Opinión

Solsticio

Dejo hoy la España política y me meto en la España mágica, para recuperar la memoria de las cosas. Cuando se acerca la noche de San Juan, la del solsticio, la más corta del año, iluminada por las hogueras, una fuerza interior me traslada, quiera o no, a las tierras de la Alcarama. De allí vengo. He vuelto a ver desde Sarnago la magia de la puesta del sol sobre la sierra de Oncala. El aire, con el despertar tardío de la primavera, se vuelve azul purísimo, cristalino, como cuando de niños jugábamos, al salir de la escuela, en las herrañes florecidas de narcisos silvestres, a «Tres navíos hay en la mar». Soñábamos con el mar sin haberlo visto nunca. Los ribazos, a estas alturas, son un tapiz de flores. Por San Juan, blanquean las cebadas, esperan el dalle las esparcetas y sale el cazador furtivo al rayar el alba con la perdiz de reclamo bajo el tapabocas hacia el chozo del cabezo.

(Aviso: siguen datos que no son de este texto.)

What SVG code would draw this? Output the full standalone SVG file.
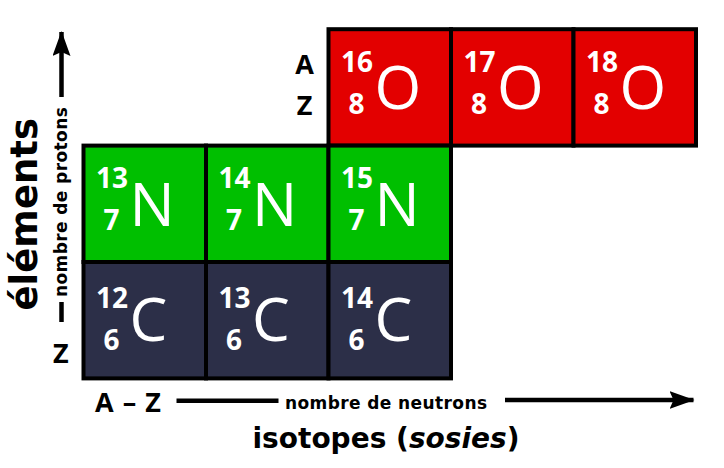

Entre los recuerdos de aquellos machadianos días azules, tengo grabada la noche en que mi abuelo cogió su cachava, me cogió de la mano y, paso a paso, recorrimos el camino –una legua más o menos– a ver el paso del fuego en San Pedro Manrique. Yo tendría siete años. Era una noche cerrada y serena, sin una luz en toda la extensión de la mirada. Aún no había llegado a aquellos pueblos la luz eléctrica. Caminábamos a la luz de las estrellas. Por el camino el abuelo me fue contando aquella noche de San Juan misteriosas historias del castillo y de San Pedro el Viejo, cuyas ruinas templarias se adivinaban sobre una loma. Y, nunca olvidaré el momento en que, a mitad del camino, al coronar un cerrillo, se paró y me dijo: «¡Mira allí lejos, es el resplandor de la hoguera!». Vuelvo a ver los troncos humeantes y al Quico de la Cuatrena, con la cara sudorosa y enrojecida, preparando con un largo «horgunero» el pasillo de fuego. Observo a la bulliciosa multitud arremolinada en la plazuela de la Virgen de la Peña. Y contemplo, conmovido, el momento en que el más valiente, cargando con la moza de la móndida, pisa la alfombra de brasas con los pies descalzos. Le seguirán otros. Y no faltará, entre ellos, alguna intrépida mujer. Con los nuevos tiempos, el paso del fuego se ha convertido en un espectáculo turístico y pagano. Pero nadie me negará que este rito de la purificación por el fuego sigue siendo una manifestación de la España mágica de siempre.